Broader Mandate For Federal Officials

The recent WikiLeaks disclosure of cyberhacking by the CIA may have been an illegal way of gaining access to your private data on devices. Officially, federal officials at the border have been vested with a broader mandate to search individuals, both citizens and visitors, which can include searching your phone, computer and any other electronic devices.

Phone Searches Rise 5-Fold In 2016

Recently, there has been a spike in the number of devices searched. A report compiled by Comcast Corporation (NASDAQ: CMCSA)'s NBC showed that searches of cell phones, according to data provided by the Department of Homeland Security, have surged to 25,000 in 2016 from a mere 5,000 in 2015. And the pace has picked up in the new year, with February alone throwing up a 5,000 number.

Are The Searches Legal?

Although the Fourth Amendment of the U.S. Constitution vests people with the right to be protected against unreasonable searches and seizures, the Supreme Court, through its orders in 1976 and 2004, allowed dilution of the rights with respect to people entering the United States in a bid to protect borders. This is in contrast to the court's stance that searches of phones cannot be done without warrants inside the country.

Thus, U.S. Customs and Border Protection, or CPB officials can detain a person, seize his phone to unlock it on site or send his phone to experts to unlock it. They can even make copies of the devices to have a look at it later.

Although it is comparatively easy on legal citizens and green card holders, as they will have to be eventually let into the country, non-citizens and visa holders may have to face the prospect of being denied entry if they refuse to comply with the CPB dictum. There might be the contention that certain professionals, including lawyers, doctors and journalists, can take cover, saying their profession warrants possession of confidential information which cannot be divulged. However, the CPB officials may not buy into this argument.
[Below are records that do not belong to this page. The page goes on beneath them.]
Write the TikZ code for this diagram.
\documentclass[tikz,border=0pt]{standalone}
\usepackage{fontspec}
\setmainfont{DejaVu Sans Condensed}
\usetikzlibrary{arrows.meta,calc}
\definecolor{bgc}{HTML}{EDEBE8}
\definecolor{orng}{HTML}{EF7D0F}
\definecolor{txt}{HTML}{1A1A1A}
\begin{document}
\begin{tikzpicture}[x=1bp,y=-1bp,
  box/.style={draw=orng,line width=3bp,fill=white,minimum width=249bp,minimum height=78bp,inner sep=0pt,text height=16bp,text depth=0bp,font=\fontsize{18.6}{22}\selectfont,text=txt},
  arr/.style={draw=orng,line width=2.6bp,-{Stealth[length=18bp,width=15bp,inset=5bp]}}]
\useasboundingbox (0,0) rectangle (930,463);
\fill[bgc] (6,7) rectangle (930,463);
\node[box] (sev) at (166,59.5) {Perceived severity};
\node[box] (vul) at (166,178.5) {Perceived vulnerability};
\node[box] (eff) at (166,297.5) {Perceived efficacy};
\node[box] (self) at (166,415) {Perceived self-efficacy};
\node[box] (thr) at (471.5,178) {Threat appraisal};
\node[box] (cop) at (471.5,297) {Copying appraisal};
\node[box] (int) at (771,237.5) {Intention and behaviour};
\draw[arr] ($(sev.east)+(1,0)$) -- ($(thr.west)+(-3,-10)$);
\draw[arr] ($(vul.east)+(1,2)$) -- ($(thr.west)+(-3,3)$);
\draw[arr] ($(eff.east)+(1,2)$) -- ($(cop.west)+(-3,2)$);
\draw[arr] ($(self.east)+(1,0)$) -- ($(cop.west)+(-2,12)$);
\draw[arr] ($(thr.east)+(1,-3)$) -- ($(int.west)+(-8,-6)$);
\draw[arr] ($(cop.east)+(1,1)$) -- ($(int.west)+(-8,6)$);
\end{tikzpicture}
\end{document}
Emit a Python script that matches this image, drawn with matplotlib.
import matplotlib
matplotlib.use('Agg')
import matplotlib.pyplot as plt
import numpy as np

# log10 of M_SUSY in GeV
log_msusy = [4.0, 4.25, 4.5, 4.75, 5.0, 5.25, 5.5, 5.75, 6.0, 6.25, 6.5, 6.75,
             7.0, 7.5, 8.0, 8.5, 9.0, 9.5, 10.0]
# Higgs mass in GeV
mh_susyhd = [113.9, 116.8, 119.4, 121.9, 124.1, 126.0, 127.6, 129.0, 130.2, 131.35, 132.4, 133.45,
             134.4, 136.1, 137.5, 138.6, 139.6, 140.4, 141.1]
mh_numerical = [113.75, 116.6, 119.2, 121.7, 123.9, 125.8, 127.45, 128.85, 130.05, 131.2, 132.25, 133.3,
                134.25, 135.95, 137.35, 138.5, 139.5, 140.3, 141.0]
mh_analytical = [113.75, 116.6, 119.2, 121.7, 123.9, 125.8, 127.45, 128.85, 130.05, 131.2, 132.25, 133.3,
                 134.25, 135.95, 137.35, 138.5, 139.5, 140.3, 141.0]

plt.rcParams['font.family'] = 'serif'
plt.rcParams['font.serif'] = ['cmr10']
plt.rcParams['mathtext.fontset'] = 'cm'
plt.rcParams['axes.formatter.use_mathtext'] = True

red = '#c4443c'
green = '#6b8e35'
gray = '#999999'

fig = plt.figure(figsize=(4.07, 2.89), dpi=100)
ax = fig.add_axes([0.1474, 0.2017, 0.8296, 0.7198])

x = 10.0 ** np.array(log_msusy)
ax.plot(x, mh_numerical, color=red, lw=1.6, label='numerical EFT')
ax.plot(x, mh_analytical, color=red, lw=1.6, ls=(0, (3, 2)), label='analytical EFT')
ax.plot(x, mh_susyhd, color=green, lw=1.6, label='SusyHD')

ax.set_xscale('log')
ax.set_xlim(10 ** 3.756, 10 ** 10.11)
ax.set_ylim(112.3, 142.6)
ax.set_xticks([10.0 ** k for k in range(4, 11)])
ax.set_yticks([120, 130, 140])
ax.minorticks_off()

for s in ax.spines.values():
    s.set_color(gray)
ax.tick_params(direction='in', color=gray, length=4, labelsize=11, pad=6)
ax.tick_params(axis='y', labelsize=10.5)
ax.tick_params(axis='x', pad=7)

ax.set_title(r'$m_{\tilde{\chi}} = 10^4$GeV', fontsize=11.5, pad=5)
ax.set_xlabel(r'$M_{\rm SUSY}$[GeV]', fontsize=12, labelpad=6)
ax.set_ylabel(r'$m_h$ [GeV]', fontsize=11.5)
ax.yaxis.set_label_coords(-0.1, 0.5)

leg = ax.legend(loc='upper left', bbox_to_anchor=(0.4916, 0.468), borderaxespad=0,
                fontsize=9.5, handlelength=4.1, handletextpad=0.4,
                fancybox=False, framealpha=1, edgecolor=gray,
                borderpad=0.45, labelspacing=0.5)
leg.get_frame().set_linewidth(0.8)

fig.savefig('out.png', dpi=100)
What Can You Do If You Are The Aggrieved Party?

  • You can ask for a lawyer, although you may have to foot the bill for hiring the lawyer.
  • As a pre-emptive move, you can carry a signed letter from your attorney saying he represents you.
  • Travel with just the data you need, Business Insider said, quoting Nathan Freed Wessler, a staff attorney with the American Civil Liberties Union. This would mean you carry burner phones or laptops while traveling.
  • Wessler also recommends using encryption services from providers such as The Electronic Frontier Foundation or Wired, which will keep federal authorities as well as hackers at bay.
  • Setting of long, strong, unique passwords for each device and account is also recommended.
  • It is also recommended that you switch off the devices completely before going through security checks, as encryption works the best when the devices are off.